New York Magazine Writer Accused of Plagiarism for the Second Time in a Week

 

(Photo Credit: Ross Barkan during a 12/25 appearance on The Honest Broker podcast on YouTube)

New York Magazine columnist Ross Barkan has been accused of “heavily” plagiarizing a report about President Donald Trump’s “covert” operations in Venezuela — just days after he was accused of ripping off a Washington Post report about Ben Shapiro.

Let’s review. NPR Correspondent Bobby Allyn on Friday said he ran Barkan’s work through an AI model to see if he had lifted work from other writers.

Allyn said he was inspired to investigate after Barkan’s “pilfering” of WaPo reporter Drew Harwell’s May 9th report on Shapiro; Harwell called Barkan out on X for his NY Mag story — which ran five days later — having an almost identical first two paragraphs to his story in the Post. Harwell said Barkan had “copied my lede and reporting.”

Barkan did not respond to Harwell publicly calling him out, but NY Magazine added a note to his report saying “This story has been updated to credit reporting from the Washington Post.”

Allyn on Friday said his AI review showed Barkan had stolen from other writers as well.

Allyn said Barkan had “lifted several exact phrases” from a 2025 report from The Intercept about TikTok, followed by another example with passages that were “strikingly similar” to a Compact report from last year. He showed side-by-side examples of what Compact reporter Juan David Rojas wrote in his story and what Barkan wrote in NY Mag, including the following example:

NY Magazine: The Trump administration authorized covert operations by the CIA in Venezuela, most likely ruling out continued diplomacy with President Nicolas Maduro.

Compact Trump administration authorized covert operations by the CIA in Venezuela after reportedly ruling out continued diplomacy with President Nicolas Maduro.

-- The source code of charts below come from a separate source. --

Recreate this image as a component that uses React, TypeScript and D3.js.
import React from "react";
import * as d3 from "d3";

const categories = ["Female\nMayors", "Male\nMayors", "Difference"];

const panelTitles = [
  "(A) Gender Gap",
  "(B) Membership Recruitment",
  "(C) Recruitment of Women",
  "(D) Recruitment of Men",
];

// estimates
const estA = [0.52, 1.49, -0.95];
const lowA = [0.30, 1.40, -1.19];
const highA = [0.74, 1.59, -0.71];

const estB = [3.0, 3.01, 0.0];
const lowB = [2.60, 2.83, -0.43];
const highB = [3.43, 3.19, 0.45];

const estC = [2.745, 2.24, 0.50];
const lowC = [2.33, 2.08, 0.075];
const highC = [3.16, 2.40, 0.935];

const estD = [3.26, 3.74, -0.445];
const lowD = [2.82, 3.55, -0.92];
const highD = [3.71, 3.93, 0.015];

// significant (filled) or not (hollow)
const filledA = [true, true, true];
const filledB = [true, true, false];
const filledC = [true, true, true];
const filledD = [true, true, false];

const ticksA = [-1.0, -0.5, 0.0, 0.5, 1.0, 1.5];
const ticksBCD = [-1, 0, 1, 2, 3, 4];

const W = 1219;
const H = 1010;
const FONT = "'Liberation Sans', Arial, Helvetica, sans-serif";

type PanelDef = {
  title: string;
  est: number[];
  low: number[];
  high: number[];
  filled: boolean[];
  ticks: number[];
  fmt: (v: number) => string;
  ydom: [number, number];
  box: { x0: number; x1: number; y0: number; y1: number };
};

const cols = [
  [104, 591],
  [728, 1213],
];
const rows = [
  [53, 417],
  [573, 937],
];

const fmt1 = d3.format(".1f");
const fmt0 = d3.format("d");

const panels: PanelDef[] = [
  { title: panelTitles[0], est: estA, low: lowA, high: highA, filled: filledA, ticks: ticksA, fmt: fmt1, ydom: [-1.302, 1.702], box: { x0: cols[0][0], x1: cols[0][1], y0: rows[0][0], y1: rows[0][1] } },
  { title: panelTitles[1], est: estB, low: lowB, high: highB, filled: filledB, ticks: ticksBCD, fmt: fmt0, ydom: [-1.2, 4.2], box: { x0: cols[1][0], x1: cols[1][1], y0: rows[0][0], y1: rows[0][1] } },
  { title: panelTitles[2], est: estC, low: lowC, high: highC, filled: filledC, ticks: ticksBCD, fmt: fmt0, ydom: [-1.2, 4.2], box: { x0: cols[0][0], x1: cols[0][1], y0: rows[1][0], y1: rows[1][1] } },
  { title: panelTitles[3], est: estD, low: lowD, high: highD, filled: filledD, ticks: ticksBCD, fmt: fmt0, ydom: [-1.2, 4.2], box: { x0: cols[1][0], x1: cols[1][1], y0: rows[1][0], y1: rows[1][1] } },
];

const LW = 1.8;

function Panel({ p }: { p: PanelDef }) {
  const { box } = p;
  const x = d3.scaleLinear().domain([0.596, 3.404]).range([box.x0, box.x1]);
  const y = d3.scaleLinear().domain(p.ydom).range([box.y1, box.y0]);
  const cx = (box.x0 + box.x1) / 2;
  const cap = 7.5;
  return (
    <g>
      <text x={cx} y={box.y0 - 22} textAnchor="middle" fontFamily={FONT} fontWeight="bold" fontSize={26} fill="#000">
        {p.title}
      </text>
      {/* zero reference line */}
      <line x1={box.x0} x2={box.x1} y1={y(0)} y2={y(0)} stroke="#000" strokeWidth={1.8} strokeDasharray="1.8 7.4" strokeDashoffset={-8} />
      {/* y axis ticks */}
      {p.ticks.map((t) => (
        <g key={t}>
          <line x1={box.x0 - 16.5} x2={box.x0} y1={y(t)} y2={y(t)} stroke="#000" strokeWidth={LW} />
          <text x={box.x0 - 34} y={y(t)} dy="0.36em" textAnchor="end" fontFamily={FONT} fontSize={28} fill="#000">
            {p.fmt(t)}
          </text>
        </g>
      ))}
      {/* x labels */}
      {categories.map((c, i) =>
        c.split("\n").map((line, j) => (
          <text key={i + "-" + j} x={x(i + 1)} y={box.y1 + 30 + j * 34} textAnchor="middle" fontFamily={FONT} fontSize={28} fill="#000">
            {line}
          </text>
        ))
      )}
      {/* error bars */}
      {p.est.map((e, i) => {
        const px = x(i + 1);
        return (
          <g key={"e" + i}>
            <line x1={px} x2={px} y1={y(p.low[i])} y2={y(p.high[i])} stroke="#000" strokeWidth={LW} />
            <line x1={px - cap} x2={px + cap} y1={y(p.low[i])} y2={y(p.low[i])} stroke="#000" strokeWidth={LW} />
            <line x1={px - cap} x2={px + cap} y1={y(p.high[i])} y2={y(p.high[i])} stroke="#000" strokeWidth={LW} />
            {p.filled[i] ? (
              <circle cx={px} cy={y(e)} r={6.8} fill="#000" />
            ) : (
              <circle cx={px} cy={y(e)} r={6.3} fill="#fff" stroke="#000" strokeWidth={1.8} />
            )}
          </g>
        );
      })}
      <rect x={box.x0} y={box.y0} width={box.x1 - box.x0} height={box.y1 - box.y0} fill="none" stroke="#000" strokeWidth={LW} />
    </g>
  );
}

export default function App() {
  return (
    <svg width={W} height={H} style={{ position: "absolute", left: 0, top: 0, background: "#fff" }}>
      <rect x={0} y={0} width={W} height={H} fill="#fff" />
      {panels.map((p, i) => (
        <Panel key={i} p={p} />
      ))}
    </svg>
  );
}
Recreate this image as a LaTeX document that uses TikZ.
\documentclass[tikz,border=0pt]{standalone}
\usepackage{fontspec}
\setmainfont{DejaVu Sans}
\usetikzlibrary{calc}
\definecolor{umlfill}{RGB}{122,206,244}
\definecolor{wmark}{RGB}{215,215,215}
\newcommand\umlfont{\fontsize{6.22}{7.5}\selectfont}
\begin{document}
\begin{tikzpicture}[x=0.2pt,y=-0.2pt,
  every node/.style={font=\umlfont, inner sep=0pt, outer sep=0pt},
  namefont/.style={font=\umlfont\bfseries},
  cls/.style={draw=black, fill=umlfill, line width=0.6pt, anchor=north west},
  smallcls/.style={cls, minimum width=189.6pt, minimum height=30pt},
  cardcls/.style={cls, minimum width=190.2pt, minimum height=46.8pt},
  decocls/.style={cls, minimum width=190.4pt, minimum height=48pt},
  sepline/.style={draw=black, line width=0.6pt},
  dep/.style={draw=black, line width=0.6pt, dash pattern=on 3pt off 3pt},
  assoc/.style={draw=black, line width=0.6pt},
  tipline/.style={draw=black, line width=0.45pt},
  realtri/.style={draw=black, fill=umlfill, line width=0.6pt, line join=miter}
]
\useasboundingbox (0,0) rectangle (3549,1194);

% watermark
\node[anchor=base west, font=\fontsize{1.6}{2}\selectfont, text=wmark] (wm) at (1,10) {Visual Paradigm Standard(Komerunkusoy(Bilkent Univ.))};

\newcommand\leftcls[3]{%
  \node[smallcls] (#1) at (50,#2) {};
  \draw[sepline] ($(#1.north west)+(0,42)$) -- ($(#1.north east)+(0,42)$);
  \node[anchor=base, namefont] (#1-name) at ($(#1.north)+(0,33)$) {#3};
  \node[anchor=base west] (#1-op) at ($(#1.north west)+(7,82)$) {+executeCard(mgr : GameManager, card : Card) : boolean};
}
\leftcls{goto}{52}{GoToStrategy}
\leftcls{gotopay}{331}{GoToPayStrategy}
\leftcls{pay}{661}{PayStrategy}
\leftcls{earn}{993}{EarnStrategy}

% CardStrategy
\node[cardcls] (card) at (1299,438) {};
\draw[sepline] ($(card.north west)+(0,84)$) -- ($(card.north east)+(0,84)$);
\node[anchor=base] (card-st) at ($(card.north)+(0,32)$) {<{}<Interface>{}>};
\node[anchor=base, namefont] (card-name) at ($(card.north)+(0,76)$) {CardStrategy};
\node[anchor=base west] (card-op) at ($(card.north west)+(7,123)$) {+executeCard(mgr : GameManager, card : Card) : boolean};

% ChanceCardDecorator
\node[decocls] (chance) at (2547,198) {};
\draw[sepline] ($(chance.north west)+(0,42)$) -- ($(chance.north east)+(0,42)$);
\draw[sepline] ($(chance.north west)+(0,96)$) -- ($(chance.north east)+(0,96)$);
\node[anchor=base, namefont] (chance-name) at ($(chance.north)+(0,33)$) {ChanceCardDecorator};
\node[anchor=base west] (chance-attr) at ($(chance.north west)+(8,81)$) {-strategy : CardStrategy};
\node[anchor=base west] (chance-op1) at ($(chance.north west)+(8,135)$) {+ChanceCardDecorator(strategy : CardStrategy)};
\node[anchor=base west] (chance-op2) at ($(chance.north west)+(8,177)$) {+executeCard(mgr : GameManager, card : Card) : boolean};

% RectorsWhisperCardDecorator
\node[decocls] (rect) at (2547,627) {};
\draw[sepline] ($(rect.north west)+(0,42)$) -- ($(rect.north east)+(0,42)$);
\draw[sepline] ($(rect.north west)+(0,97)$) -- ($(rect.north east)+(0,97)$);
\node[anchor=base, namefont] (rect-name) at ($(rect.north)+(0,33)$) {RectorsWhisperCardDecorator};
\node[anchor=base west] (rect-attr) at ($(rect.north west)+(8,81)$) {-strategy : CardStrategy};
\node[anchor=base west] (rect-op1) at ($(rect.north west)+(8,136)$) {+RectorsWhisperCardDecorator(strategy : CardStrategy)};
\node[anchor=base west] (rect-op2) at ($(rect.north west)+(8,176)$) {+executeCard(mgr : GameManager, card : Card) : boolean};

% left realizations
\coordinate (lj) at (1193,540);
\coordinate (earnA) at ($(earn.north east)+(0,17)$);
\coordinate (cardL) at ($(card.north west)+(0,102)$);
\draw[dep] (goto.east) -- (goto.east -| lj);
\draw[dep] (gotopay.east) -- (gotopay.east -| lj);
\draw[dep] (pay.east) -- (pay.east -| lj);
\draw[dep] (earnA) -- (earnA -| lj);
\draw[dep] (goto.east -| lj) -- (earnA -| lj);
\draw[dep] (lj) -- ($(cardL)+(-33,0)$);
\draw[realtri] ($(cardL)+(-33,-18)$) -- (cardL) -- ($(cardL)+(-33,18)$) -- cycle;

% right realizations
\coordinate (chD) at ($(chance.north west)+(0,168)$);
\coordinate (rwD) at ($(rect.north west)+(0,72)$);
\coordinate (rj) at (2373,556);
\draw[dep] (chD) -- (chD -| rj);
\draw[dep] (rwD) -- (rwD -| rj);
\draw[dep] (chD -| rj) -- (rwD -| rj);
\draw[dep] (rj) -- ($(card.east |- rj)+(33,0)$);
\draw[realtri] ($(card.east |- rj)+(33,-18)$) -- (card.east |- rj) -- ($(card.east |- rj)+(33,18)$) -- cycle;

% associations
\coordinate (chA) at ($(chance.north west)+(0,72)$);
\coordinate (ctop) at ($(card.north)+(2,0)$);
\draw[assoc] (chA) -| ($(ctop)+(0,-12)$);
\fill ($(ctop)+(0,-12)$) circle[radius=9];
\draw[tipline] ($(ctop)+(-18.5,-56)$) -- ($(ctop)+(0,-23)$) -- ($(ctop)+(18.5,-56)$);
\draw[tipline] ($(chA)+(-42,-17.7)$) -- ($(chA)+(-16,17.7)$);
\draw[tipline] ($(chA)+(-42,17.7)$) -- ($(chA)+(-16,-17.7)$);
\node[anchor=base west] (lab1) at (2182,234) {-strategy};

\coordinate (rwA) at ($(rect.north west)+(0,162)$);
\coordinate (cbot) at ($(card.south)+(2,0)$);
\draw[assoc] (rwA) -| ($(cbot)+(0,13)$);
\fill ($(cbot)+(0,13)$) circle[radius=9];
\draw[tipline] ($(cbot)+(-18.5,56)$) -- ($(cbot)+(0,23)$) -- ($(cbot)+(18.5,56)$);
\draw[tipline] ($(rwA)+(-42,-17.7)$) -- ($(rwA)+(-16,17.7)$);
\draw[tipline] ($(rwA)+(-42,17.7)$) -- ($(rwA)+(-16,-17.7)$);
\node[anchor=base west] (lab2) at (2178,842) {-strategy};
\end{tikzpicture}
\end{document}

Barkan defended himself in a response to Allyn, saying “Juan is credited directly in that column, by name, and linked to. You could actually read the actual column and not rely on an AI-curated excerpt.”

Compact editor Matthew Schmitz responded to that excuse from Barkan by saying it wasn’t good enough.

“So [Ross Barkan] heavily plagiarized a [Juan David Rojas] article in Compact. He claims that this is a-ok because he linked to Juan’s article. No. That isn’t how it works,” Schmitz posted.

Barkan responded to Schmitz by saying he credited Rojas and admired his work. “Trust me, I’ve had many people link back to me and build off work I’ve done. If they cite me, they can do that,” Barkan added. 

Rojas responded by saying Barkan should have actually quoted him instead of using his quotes verbatim, and Schmitz said he had “trouble believing any editor will take the same cavalier view [Barkan] does.”